Former President Donald Trump speaks to the media at a Washington hotel, Tuesday, Jan. 9, 2024, after attending a hearing before the D.C. Circuit Court of Appeals at the federal courthouse in Washington.

Susan Walsh | AP

Former President Donald Trump on Wednesday signaled that he plans to retain his stake in his business empire if he is elected to a second term in November. He also defended the millions of dollars his hotels and properties made from foreign governments while he was president.

“If I have a hotel and somebody comes in from China, that’s a small amount of money,” Trump said at a town hall event broadcast on Fox News. “I was doing services for that. People were staying in these massive hotels, these beautiful hotels, and they stayed there and they paid. I don’t get $8 million for doing nothing,” he added.

The comments were part of Trump’s response to a direct question about whether he would pledge to divest himself from his privately owned real estate and hotel company if he won a second term.
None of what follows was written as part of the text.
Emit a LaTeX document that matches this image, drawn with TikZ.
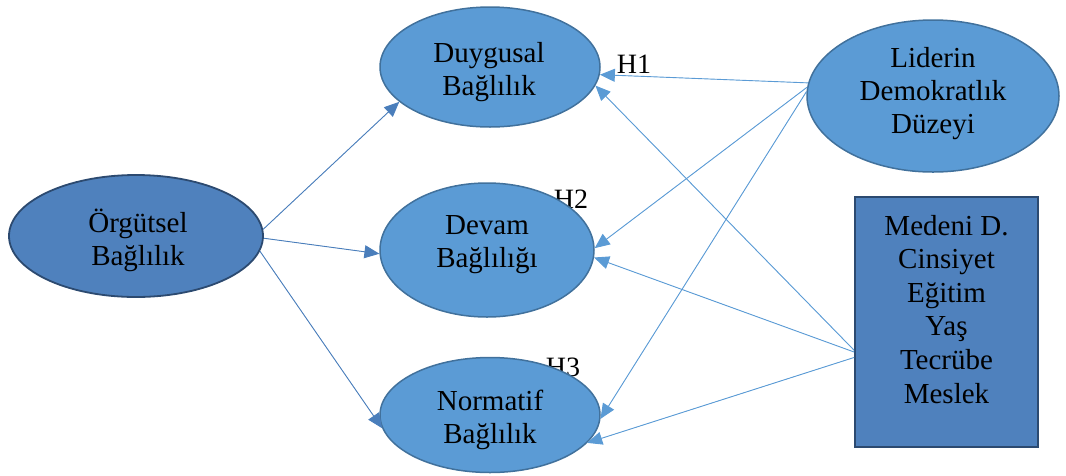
\documentclass[tikz,border=0pt]{standalone}
\usepackage{fontspec}
\setmainfont{Liberation Serif}
\usetikzlibrary{shapes.geometric,arrows.meta}
\definecolor{lightfill}{HTML}{5B9BD5}
\definecolor{lightborder}{HTML}{41719C}
\definecolor{darkfill}{HTML}{4F81BD}
\definecolor{darkborder}{HTML}{2C4A70}
\definecolor{arrowdark}{HTML}{4A7EBB}
\definecolor{arrowlight}{HTML}{5B9BD5}
\tikzset{
  txt/.style={font=\fontsize{29}{33}\selectfont, align=center, inner sep=0pt, anchor=base},
  lightell/.style={ellipse, fill=lightfill, draw=lightborder, line width=1.5pt, inner sep=0pt},
  darkell/.style={ellipse, fill=darkfill, draw=darkborder, line width=1.8pt, inner sep=0pt},
  boxnode/.style={rectangle, fill=darkfill, draw=darkborder, line width=1.8pt, inner sep=0pt},
  hlabel/.style={font=\fontsize{28}{30}\selectfont, inner sep=0pt},
  arr/.style={line width=0.9pt, -{Triangle[length=15pt,width=13pt]}},
  arrd/.style={arr, draw=arrowdark, fill=arrowdark},
  arrl/.style={arr, draw=arrowlight, fill=arrowlight}
}
\begin{document}
\begin{tikzpicture}[x=1pt,y=-1pt]
\useasboundingbox (0,0) rectangle (1066,475);
% hypothesis labels (behind ellipses)
\node[hlabel] (h1) at (634,64) {H1};
\node[hlabel] (h2) at (571,199) {H2};
\node[hlabel] (h3) at (563,367) {H3};
% shapes
\node[darkell, minimum width=254pt, minimum height=122pt] (org) at (136,236) {};
\node[lightell, minimum width=220pt, minimum height=120pt] (duy) at (490,67) {};
\node[lightell, minimum width=214pt, minimum height=134pt] (dev) at (487,250) {};
\node[lightell, minimum width=220pt, minimum height=115pt] (nor) at (490,415) {};
\node[lightell, minimum width=252pt, minimum height=152pt] (lid) at (933,96) {};
\node[boxnode, minimum width=183pt, minimum height=250pt] (med) at (946.5,322) {};
% texts (anchored at the baseline of the last line)
\node[txt] (orgtxt) at (138,265) {Örgütsel\\Bağlılık};
\node[txt] (duytxt) at (489,95) {Duygusal\\Bağlılık};
\node[txt] (devtxt) at (487,267) {Devam\\Bağlılığı};
\node[txt] (nortxt) at (490,443) {Normatif\\Bağlılık};
\node[txt] (lidtxt) at (933,133) {Liderin\\Demokratlık\\Düzeyi};
\node[txt, font=\fontsize{29}{33.6}\selectfont] (medtxt) at (946.5,403) {Medeni D.\\Cinsiyet\\Eğitim\\Yaş\\Tecrübe\\Meslek};
% connectors
\draw[arrd] (org.3) -- (duy.201);
\draw[arrd] (org.-1) -- (dev.182);
\draw[arrd] (org.-7) -- (nor.187);
\draw[arrl] (lid.174) -- (duy.-4);
\draw[arrl] (lid.176) -- (dev.1);
\draw[arrl] (lid.178) -- (nor.-2);
\draw[arrl] (med.197) -- (duy.-10);
\draw[arrl] (med.198) -- (dev.-4);
\draw[arrl] (med.201) -- (nor.-16);
\end{tikzpicture}
\end{document}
The question also mentioned a recent report from House Democrats, which found that Trump’s businesses were paid nearly $8 million from 20 foreign governments — including China and Saudi Arabia — during his first two years in office.
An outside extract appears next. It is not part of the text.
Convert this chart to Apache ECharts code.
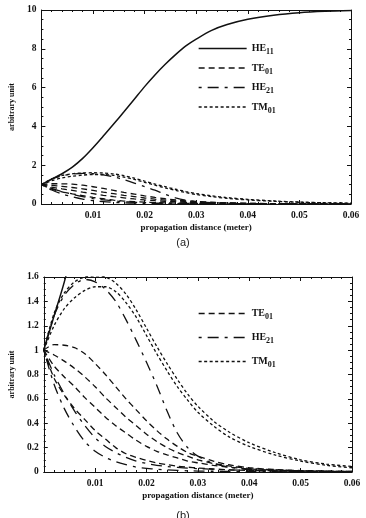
<!DOCTYPE html>
<html>
<head>
<meta charset="utf-8">
<script src="https://cdn.jsdelivr.net/npm/echarts@6/dist/echarts.min.js"></script>
<style>
  html, body { margin: 0; padding: 0; background: #fff; }
  #chart { width: 366px; height: 518px; }
</style>
</head>
<body>
<div id="chart"></div>
<script>
// propagation distance (m), shared by every curve
const distance = [0, 0.002, 0.004, 0.006, 0.008, 0.010, 0.012, 0.014, 0.016, 0.018, 0.020, 0.022,
    0.024, 0.026, 0.028, 0.030, 0.033, 0.036, 0.040, 0.045, 0.050, 0.055, 0.060];

const he11 = [1, 1.28, 1.56, 1.9, 2.35, 2.9, 3.5, 4.12, 4.75, 5.4, 6.05, 6.65, 7.2, 7.7, 8.15, 8.5,
    8.95, 9.25, 9.52, 9.73, 9.86, 9.93, 9.97];

const te01Curves = [
    [1, 1.045, 1.04, 1.02, 0.97, 0.89, 0.80, 0.70, 0.60, 0.51, 0.42, 0.34, 0.27, 0.21, 0.16, 0.13,
        0.09, 0.06, 0.035, 0.02, 0.012, 0.008, 0.005],
    [1, 0.96, 0.91, 0.85, 0.78, 0.7, 0.61, 0.53, 0.45, 0.38, 0.31, 0.25, 0.2, 0.16, 0.13, 0.1,
        0.07, 0.05, 0.03, 0.018, 0.011, 0.007, 0.004],
    [1, 0.87, 0.78, 0.7, 0.61, 0.53, 0.45, 0.38, 0.32, 0.26, 0.21, 0.17, 0.14, 0.115, 0.09, 0.075,
        0.055, 0.04, 0.025, 0.015, 0.01, 0.006, 0.004],
    [1, 0.77, 0.63, 0.52, 0.43, 0.34, 0.27, 0.2, 0.15, 0.12, 0.095, 0.075, 0.06, 0.048, 0.04, 0.033,
        0.025, 0.018, 0.012, 0.008, 0.005, 0.003, 0.002],
];

const he21Curves = [
    [1, 1.28, 1.45, 1.54, 1.58, 1.56, 1.5, 1.4, 1.25, 1.08, 0.9, 0.71, 0.5, 0.32, 0.2, 0.13,
        0.07, 0.04, 0.02, 0.01, 0.005, 0.003, 0.002],
    [1, 0.8, 0.64, 0.5, 0.38, 0.28, 0.21, 0.16, 0.12, 0.09, 0.07, 0.055, 0.045, 0.038, 0.032, 0.028,
        0.022, 0.018, 0.013, 0.009, 0.006, 0.004, 0.003],
    [1, 0.72, 0.52, 0.37, 0.25, 0.17, 0.12, 0.085, 0.06, 0.04, 0.03, 0.022, 0.017, 0.013, 0.01, 0.008,
        0.006, 0.004, 0.003, 0.002, 0.001, 0.001, 0.001],
];

const tm01Curves = [
    [1, 1.3, 1.47, 1.56, 1.6, 1.61, 1.6, 1.55, 1.46, 1.33, 1.18, 1.03, 0.89, 0.76, 0.64, 0.54,
        0.42, 0.33, 0.24, 0.16, 0.1, 0.065, 0.045],
    [1, 1.2, 1.34, 1.43, 1.49, 1.52, 1.52, 1.48, 1.39, 1.27, 1.12, 0.97, 0.83, 0.7, 0.59, 0.49,
        0.38, 0.29, 0.21, 0.14, 0.09, 0.055, 0.035],
];

const legendA = ['HE11', 'TE01', 'HE21', 'TM01'];
const legendB = ['TE01', 'HE21', 'TM01'];
const yTicksA = { min: 0, max: 10, interval: 2 };
const yTicksB = { min: 0, max: 1.6, interval: 0.2 };
const xTicks = { min: 0, max: 0.06, interval: 0.01 };

const SERIF = '"Liberation Serif", "DejaVu Serif", serif';
const INK = '#111';

const dashFor = {
    HE11: 'solid',
    TE01: [6, 4],
    HE21: [3, 6, 11, 6],
    TM01: [3, 2.5],
};

function pairs(ys) {
    return distance.map((x, i) => [x, ys[i]]);
}

function makeLine(name, ys, axisIndex) {
    return {
        type: 'line',
        name: name,
        xAxisIndex: axisIndex,
        yAxisIndex: axisIndex,
        data: pairs(ys),
        symbol: 'none',
        smooth: 0.3,
        clip: true,
        silent: true,
        lineStyle: { color: INK, width: name === 'HE11' ? 1.5 : 1.3, type: dashFor[name] },
        itemStyle: { color: INK },
    };
}

function seriesFor(axisIndex) {
    const out = [makeLine('HE11', he11, axisIndex)];
    te01Curves.forEach((c) => out.push(makeLine('TE01', c, axisIndex)));
    he21Curves.forEach((c) => out.push(makeLine('HE21', c, axisIndex)));
    tm01Curves.forEach((c) => out.push(makeLine('TM01', c, axisIndex)));
    return out;
}

function mainX(gridIndex) {
    return Object.assign({
        type: 'value',
        gridIndex: gridIndex,
        name: 'propagation distance (meter)',
        nameLocation: 'middle',
        nameGap: 19,
        nameTextStyle: { fontFamily: SERIF, fontWeight: 'bold', fontSize: 9, color: INK },
        axisLine: { show: true, onZero: false, lineStyle: { color: INK, width: 1 } },
        axisTick: { show: true, inside: true, length: 4, lineStyle: { color: INK } },
        minorTick: { show: true, splitNumber: 5, length: 2, lineStyle: { color: INK } },
        splitLine: { show: false },
        axisLabel: {
            showMinLabel: false, margin: 7,
            fontFamily: SERIF, fontWeight: 'bold', fontSize: 9.5, color: INK,
        },
    }, xTicks);
}

function mainY(gridIndex, ticks) {
    return Object.assign({
        type: 'value',
        gridIndex: gridIndex,
        name: 'arbitrary unit',
        nameLocation: 'middle',
        nameRotate: 90,
        nameGap: 20,
        nameTextStyle: { fontFamily: SERIF, fontWeight: 'bold', fontSize: 8, color: INK },
        axisLine: { show: true, onZero: false, lineStyle: { color: INK, width: 1 } },
        axisTick: { show: true, inside: true, length: 4, lineStyle: { color: INK } },
        minorTick: { show: true, splitNumber: 4, length: 2, lineStyle: { color: INK } },
        splitLine: { show: false },
        axisLabel: { margin: 5, fontFamily: SERIF, fontWeight: 'bold', fontSize: 9.5, color: INK },
    }, ticks);
}

// frame axes on the top / right, ticks only
function frameX(gridIndex) {
    return Object.assign({
        type: 'value', gridIndex: gridIndex, position: 'top',
        axisLine: { show: true, onZero: false, lineStyle: { color: INK } },
        axisTick: { show: true, inside: true, length: 4, lineStyle: { color: INK } },
        minorTick: { show: true, splitNumber: 5, length: 2, lineStyle: { color: INK } },
        axisLabel: { show: false }, splitLine: { show: false },
    }, xTicks);
}

function frameY(gridIndex, ticks) {
    return Object.assign({
        type: 'value', gridIndex: gridIndex, position: 'right',
        axisLine: { show: true, onZero: false, lineStyle: { color: INK } },
        axisTick: { show: true, inside: true, length: 4, lineStyle: { color: INK } },
        minorTick: { show: true, splitNumber: 4, length: 2, lineStyle: { color: INK } },
        axisLabel: { show: false }, splitLine: { show: false },
    }, ticks);
}

function modeLabel(name) {
    return '{m|' + name.slice(0, 2) + '}{s|' + name.slice(2) + '}';
}

function makeLegend(names, top, gap) {
    return {
        data: names,
        orient: 'vertical',
        left: 193,
        top: top,
        itemWidth: 48,
        itemHeight: 14,
        itemGap: gap,
        selectedMode: false,
        formatter: modeLabel,
        // hide the marker dot, keep only the dashed line
        itemStyle: { opacity: 0, borderWidth: 0 },
        lineStyle: { width: 1.3 },
        textStyle: {
            color: INK,
            rich: {
                m: { fontFamily: SERIF, fontWeight: 'bold', fontSize: 10, color: INK, lineHeight: 14 },
                s: { fontFamily: SERIF, fontWeight: 'bold', fontSize: 8, color: INK, lineHeight: 14, padding: [7, 0, 0, 0] },
            },
        },
    };
}

const chart = echarts.init(document.getElementById('chart'), null, { renderer: 'canvas' });

chart.setOption({
    animation: false,
    backgroundColor: '#fff',
    title: [
        { text: '(a)', left: 'center', top: 232, textStyle: { fontFamily: '"Liberation Sans", Arial, sans-serif', fontWeight: 'normal', fontSize: 11, color: '#222' } },
        { text: '(b)', left: 'center', top: 505, textStyle: { fontFamily: '"Liberation Sans", Arial, sans-serif', fontWeight: 'normal', fontSize: 11, color: '#222' } },
    ],
    legend: [makeLegend(legendA, 36, 4.5), makeLegend(legendB, 301, 9)],
    grid: [
        { left: 36, top: 10, width: 315, height: 194 },
        { left: 37, top: 277, width: 315, height: 195 },
    ],
    xAxis: [mainX(0), mainX(1), frameX(0), frameX(1)],
    yAxis: [mainY(0, yTicksA), mainY(1, yTicksB), frameY(0, yTicksA), frameY(1, yTicksB)],
    series: seriesFor(0).concat(seriesFor(1)),
});
</script>
</body>
</html>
Instead of directly answering whether or not he would divest, Trump claimed that America’s first president, George Washington, set a precedent for running his private business while also serving as president.

Washington — “a very rich man, people don’t know that” — had a “business desk and he had a country desk, right next to each other,” Trump claimed.

Trump has made similar claims in the past about George Washington. Politifact in 2019 found that there were “conflicting interpretations” of Washington’s business activities in office.

Read more CNBC politics coverage

Trump’s comments Wednesday night in Des Moines, just five days before the Iowa caucuses, suggest he would once again shrug off concerns about conflicts of interest or the potential for corruption if he replaces President Joe Biden as the nation’s most prominent public servant.

Ethics experts and government officials in 2017 blasted then-newly elected Trump for not divesting from his eponymous real estate and hotel company. The choice broke with a tradition followed by all other modern presidents.

Wednesday’s town hall began at the same time as Trump’s top two remaining primary rivals, Florida Gov. Ron DeSantis and former United Nations Amb. Nikki Haley, took the stage in the final Republican presidential debate before the first elections of the cycle.

Trump has skipped all five of the Republican debates, and has tried to undercut the impact of each one by counterprogramming them with simultaneous campaign or media appearances.